Doing a fairly creditable job in trying to work it out is Witterings from Witney on an issue where a lot of bloggers are chary about commenting – understandable, given the complexity.

And it is not only the IMF, but the rest of the alphabet soup of measures, including the EFSF, which dies in 2013, as far as Britain is concerned, only to be replaced by the sinister ESM (European Stability Mechanism), which must be ratified by member states in time to take effect by the time the new treaty comes into effect – or not. Murky is an adequate description of the precise status of the treaty bringing this into effect.

Yesterday we than had tales of the pact of 26 unravelling, with inspired leakage from No. 10 telling us that Britain wasn't really on its own, to which was added overnight tales of treachery as the Lib-dims sought – or so it is claimed – to undermine Cameron's position.

But now, apparently offering an olive branch to The Boy, Van Pompuy has invited British officials to join "technical discussions" on new arrangements to govern the eurozone economies.

But then, just to keep everyone on their toes, we have Christine Lagarde, head of the IMF warning that Europe's debt crisis would not be solved by Europe alone.

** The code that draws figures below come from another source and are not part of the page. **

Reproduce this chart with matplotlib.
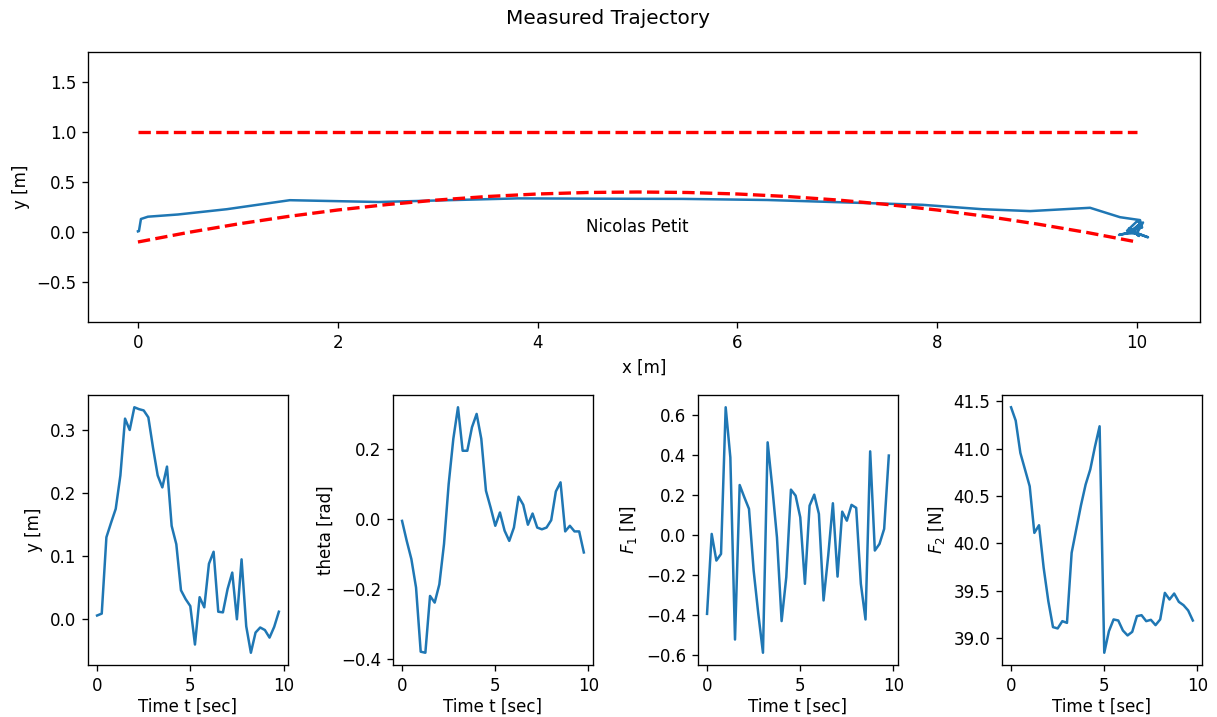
import numpy as np
import matplotlib
matplotlib.use('Agg')
import matplotlib.pyplot as plt
from matplotlib.ticker import MultipleLocator

# Time samples (s)
t = np.arange(0, 10, 0.25)

# Measured states and inputs
y = [0.006, 0.009, 0.13, 0.153, 0.175, 0.228, 0.318, 0.30, 0.336, 0.333,
     0.331, 0.32, 0.272, 0.228, 0.209, 0.242, 0.148, 0.119, 0.046, 0.032,
     0.021, -0.04, 0.035, 0.019, 0.088, 0.107, 0.012, 0.011, 0.048, 0.074,
     0.0, 0.095, -0.011, -0.053, -0.021, -0.013, -0.017, -0.029, -0.012, 0.012]
x = [0.0, 0.01, 0.03, 0.1, 0.4, 0.89, 1.52, 2.41, 3.8, 4.6,
     5.45, 6.3, 7.85, 8.45, 8.93, 9.53, 9.83, 10.03, 10.05, 9.98,
     9.95, 10.02, 9.92, 9.97, 10.04, 10.0, 9.9, 9.95, 10.05, 10.02,
     9.93, 10.06, 10.0, 10.11, 10.02, 9.95, 9.88, 9.82, 9.9, 9.98]
theta = [-0.005, -0.062, -0.114, -0.195, -0.378, -0.381, -0.219, -0.238, -0.186, -0.071,
         0.10, 0.229, 0.319, 0.195, 0.195, 0.262, 0.30, 0.229, 0.081, 0.033,
         -0.019, 0.019, -0.033, -0.062, -0.024, 0.064, 0.041, -0.016, 0.016, -0.024,
         -0.029, -0.024, -0.003, 0.079, 0.105, -0.035, -0.019, -0.035, -0.035, -0.095]
F1 = [-0.394, 0.005, -0.128, -0.095, 0.637, 0.387, -0.522, 0.249, 0.188, 0.13,
      -0.178, -0.394, -0.588, 0.462, 0.238, -0.012, -0.43, -0.211, 0.226, 0.196,
      0.088, -0.244, 0.146, 0.201, 0.105, -0.327, -0.103, 0.158, -0.208, 0.116,
      0.071, 0.15, 0.135, -0.244, -0.422, 0.417, -0.078, -0.045, 0.03, 0.396]
F2 = [41.437, 41.296, 40.954, 40.778, 40.602, 40.109, 40.19, 39.739, 39.387, 39.113,
      39.099, 39.176, 39.158, 39.898, 40.15, 40.4, 40.62, 40.78, 41.02, 41.236,
      38.842, 39.07, 39.194, 39.183, 39.077, 39.025, 39.063, 39.229, 39.239, 39.176,
      39.19, 39.134, 39.194, 39.475, 39.405, 39.468, 39.38, 39.345, 39.289, 39.183]

# Constraint curves
x_bound = [0, 10]
y_upper = [1.0, 1.0]
x_lower = np.arange(0, 10.5, 0.5)
y_lower = [-0.1, -0.005, 0.08, 0.155, 0.22, 0.275, 0.32, 0.355, 0.38, 0.395, 0.4,
           0.395, 0.38, 0.355, 0.32, 0.275, 0.22, 0.155, 0.08, -0.005, -0.1]

dpi = 120
fig = plt.figure(figsize=(1217 / dpi, 717 / dpi), dpi=dpi)
fig.suptitle('Measured Trajectory', y=0.987)

# Trajectory in the plane
ax = fig.add_axes([0.0723, 0.5509, 0.9137, 0.3766])
ax.plot(x, y)
ax.plot(x_bound, y_upper, 'r--', lw=2)
ax.plot(x_lower, y_lower, 'r--', lw=2)
ax.text(5, 0, 'Nicolas Petit', ha='center')
ax.set_xlim(-0.5, 10.63)
ax.set_ylim(-0.9, 1.8)
ax.set_xlabel('x [m]')
ax.set_ylabel('y [m]')

# Time histories
lefts = [0.0723, 0.3229, 0.5735, 0.8233]
series = [y, theta, F1, F2]
ylabels = ['y [m]', 'theta [rad]', '$F_1$ [N]', '$F_2$ [N]']
axs = []
for left, data, lab in zip(lefts, series, ylabels):
    a = fig.add_axes([left, 0.0725, 0.1643, 0.3766])
    a.plot(t, data)
    a.set_xlabel('Time t [sec]', labelpad=2)
    a.set_ylabel(lab)
    axs.append(a)
axs[1].yaxis.set_major_locator(MultipleLocator(0.2))

fig.savefig('out.png', dpi=dpi)
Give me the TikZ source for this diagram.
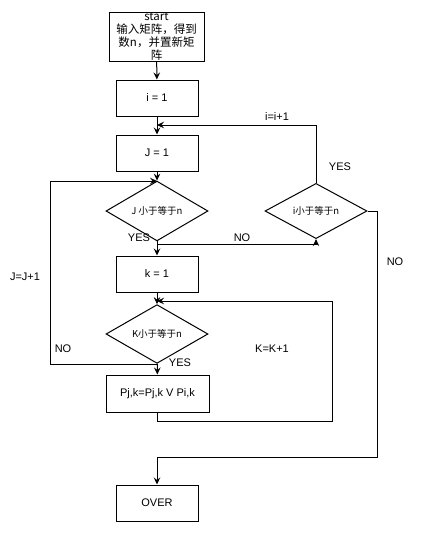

She is calling on all countries to work together to avoid a 1930s-style depression.

Thus, you end up going to ZeroHedge to find out what is actually going on, whence we discover that we're all going to die. But then we knew that anyway, so we're none the wiser.

The next best thing, of course, is the daily dose of Ambrose and he is telling us of a "cunning plan" by the Portuguese Left, who have come up with the idea of simply not paying their debts, thus stuffing the right wing bankers and their political mates.

However, the answer to that, doubtless, is that the IMF and ECB move in and sell off the country, which is what is happening with Greece, much to the chagrin of natives. That seems to put the dampers on that for a plan, which again leaves us not much further forward.

Perhaps, when you think about it, Cameron was right to create his own private fantasy and sell it to the nation, on the basis that the fiction is slightly more credible and a good deal easier to explain than the reality.

Meantime, if anybody does actually know what is going on, I would appreciate a call.